Would you output the whole listing below, exactly as it reads?

• [Data lines]
§ §
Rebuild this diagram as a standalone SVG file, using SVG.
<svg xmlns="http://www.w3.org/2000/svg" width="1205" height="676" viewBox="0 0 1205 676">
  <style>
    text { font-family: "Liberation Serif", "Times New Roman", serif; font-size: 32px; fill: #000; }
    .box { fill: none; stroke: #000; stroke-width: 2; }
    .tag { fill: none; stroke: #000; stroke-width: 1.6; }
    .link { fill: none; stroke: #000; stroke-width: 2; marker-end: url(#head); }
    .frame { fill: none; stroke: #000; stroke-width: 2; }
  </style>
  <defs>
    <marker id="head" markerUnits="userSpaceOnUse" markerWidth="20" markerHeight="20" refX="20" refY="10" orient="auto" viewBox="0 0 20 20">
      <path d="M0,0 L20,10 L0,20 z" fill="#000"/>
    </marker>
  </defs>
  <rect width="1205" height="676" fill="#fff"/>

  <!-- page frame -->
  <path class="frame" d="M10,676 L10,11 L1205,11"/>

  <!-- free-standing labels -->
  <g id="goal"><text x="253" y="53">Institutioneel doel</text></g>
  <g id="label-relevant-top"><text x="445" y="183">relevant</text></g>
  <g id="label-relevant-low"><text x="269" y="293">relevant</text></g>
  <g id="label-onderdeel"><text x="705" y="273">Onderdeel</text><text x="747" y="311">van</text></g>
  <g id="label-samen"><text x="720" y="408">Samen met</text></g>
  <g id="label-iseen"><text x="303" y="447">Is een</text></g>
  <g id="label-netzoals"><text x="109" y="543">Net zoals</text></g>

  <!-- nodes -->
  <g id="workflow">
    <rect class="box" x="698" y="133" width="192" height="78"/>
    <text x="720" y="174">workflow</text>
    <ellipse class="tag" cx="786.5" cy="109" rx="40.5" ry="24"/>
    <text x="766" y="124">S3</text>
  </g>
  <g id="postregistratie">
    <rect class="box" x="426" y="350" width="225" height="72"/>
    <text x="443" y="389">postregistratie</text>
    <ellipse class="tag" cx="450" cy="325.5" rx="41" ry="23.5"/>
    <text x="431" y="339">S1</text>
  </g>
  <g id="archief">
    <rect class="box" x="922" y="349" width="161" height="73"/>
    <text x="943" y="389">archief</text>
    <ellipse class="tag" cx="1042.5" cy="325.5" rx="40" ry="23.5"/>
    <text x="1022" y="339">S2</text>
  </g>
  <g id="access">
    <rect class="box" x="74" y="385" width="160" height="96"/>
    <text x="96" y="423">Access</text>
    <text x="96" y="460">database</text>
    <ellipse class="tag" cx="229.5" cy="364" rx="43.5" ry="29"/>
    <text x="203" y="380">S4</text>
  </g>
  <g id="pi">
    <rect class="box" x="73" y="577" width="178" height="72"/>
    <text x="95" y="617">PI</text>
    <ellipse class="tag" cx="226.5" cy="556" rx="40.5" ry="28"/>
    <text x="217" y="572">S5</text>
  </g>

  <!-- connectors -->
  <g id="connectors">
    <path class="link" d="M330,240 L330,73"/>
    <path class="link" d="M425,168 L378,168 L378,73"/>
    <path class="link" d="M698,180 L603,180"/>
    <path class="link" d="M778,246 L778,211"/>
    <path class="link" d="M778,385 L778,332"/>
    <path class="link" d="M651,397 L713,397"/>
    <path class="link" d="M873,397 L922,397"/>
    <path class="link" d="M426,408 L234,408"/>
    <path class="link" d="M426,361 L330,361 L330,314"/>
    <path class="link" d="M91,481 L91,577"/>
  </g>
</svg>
§ §
• [Task output]
Rebuild this diagram as a standalone SVG file, using SVG.
<svg xmlns="http://www.w3.org/2000/svg" width="1205" height="676" viewBox="0 0 1205 676">
  <style>
    text { font-family: "Liberation Serif", "Times New Roman", serif; font-size: 32px; fill: #000; }
    .box { fill: none; stroke: #000; stroke-width: 2; }
    .tag { fill: none; stroke: #000; stroke-width: 1.6; }
    .link { fill: none; stroke: #000; stroke-width: 2; marker-end: url(#head); }
    .frame { fill: none; stroke: #000; stroke-width: 2; }
  </style>
  <defs>
    <marker id="head" markerUnits="userSpaceOnUse" markerWidth="20" markerHeight="20" refX="20" refY="10" orient="auto" viewBox="0 0 20 20">
      <path d="M0,0 L20,10 L0,20 z" fill="#000"/>
    </marker>
  </defs>
  <rect width="1205" height="676" fill="#fff"/>

  <!-- page frame -->
  <path class="frame" d="M10,676 L10,11 L1205,11"/>

  <!-- free-standing labels -->
  <g id="goal"><text x="253" y="53">Institutioneel doel</text></g>
  <g id="label-relevant-top"><text x="445" y="183">relevant</text></g>
  <g id="label-relevant-low"><text x="269" y="293">relevant</text></g>
  <g id="label-onderdeel"><text x="705" y="273">Onderdeel</text><text x="747" y="311">van</text></g>
  <g id="label-samen"><text x="720" y="408">Samen met</text></g>
  <g id="label-iseen"><text x="303" y="447">Is een</text></g>
  <g id="label-netzoals"><text x="109" y="543">Net zoals</text></g>

  <!-- nodes -->
  <g id="workflow">
    <rect class="box" x="698" y="133" width="192" height="78"/>
    <text x="720" y="174">workflow</text>
    <ellipse class="tag" cx="786.5" cy="109" rx="40.5" ry="24"/>
    <text x="766" y="124">S3</text>
  </g>
  <g id="postregistratie">
    <rect class="box" x="426" y="350" width="225" height="72"/>
    <text x="443" y="389">postregistratie</text>
    <ellipse class="tag" cx="450" cy="325.5" rx="41" ry="23.5"/>
    <text x="431" y="339">S1</text>
  </g>
  <g id="archief">
    <rect class="box" x="922" y="349" width="161" height="73"/>
    <text x="943" y="389">archief</text>
    <ellipse class="tag" cx="1042.5" cy="325.5" rx="40" ry="23.5"/>
    <text x="1022" y="339">S2</text>
  </g>
  <g id="access">
    <rect class="box" x="74" y="385" width="160" height="96"/>
    <text x="96" y="423">Access</text>
    <text x="96" y="460">database</text>
    <ellipse class="tag" cx="229.5" cy="364" rx="43.5" ry="29"/>
    <text x="203" y="380">S4</text>
  </g>
  <g id="pi">
    <rect class="box" x="73" y="577" width="178" height="72"/>
    <text x="95" y="617">PI</text>
    <ellipse class="tag" cx="226.5" cy="556" rx="40.5" ry="28"/>
    <text x="217" y="572">S5</text>
  </g>

  <!-- connectors -->
  <g id="connectors">
    <path class="link" d="M330,240 L330,73"/>
    <path class="link" d="M425,168 L378,168 L378,73"/>
    <path class="link" d="M698,180 L603,180"/>
    <path class="link" d="M778,246 L778,211"/>
    <path class="link" d="M778,385 L778,332"/>
    <path class="link" d="M651,397 L713,397"/>
    <path class="link" d="M873,397 L922,397"/>
    <path class="link" d="M426,408 L234,408"/>
    <path class="link" d="M426,361 L330,361 L330,314"/>
    <path class="link" d="M91,481 L91,577"/>
  </g>
</svg>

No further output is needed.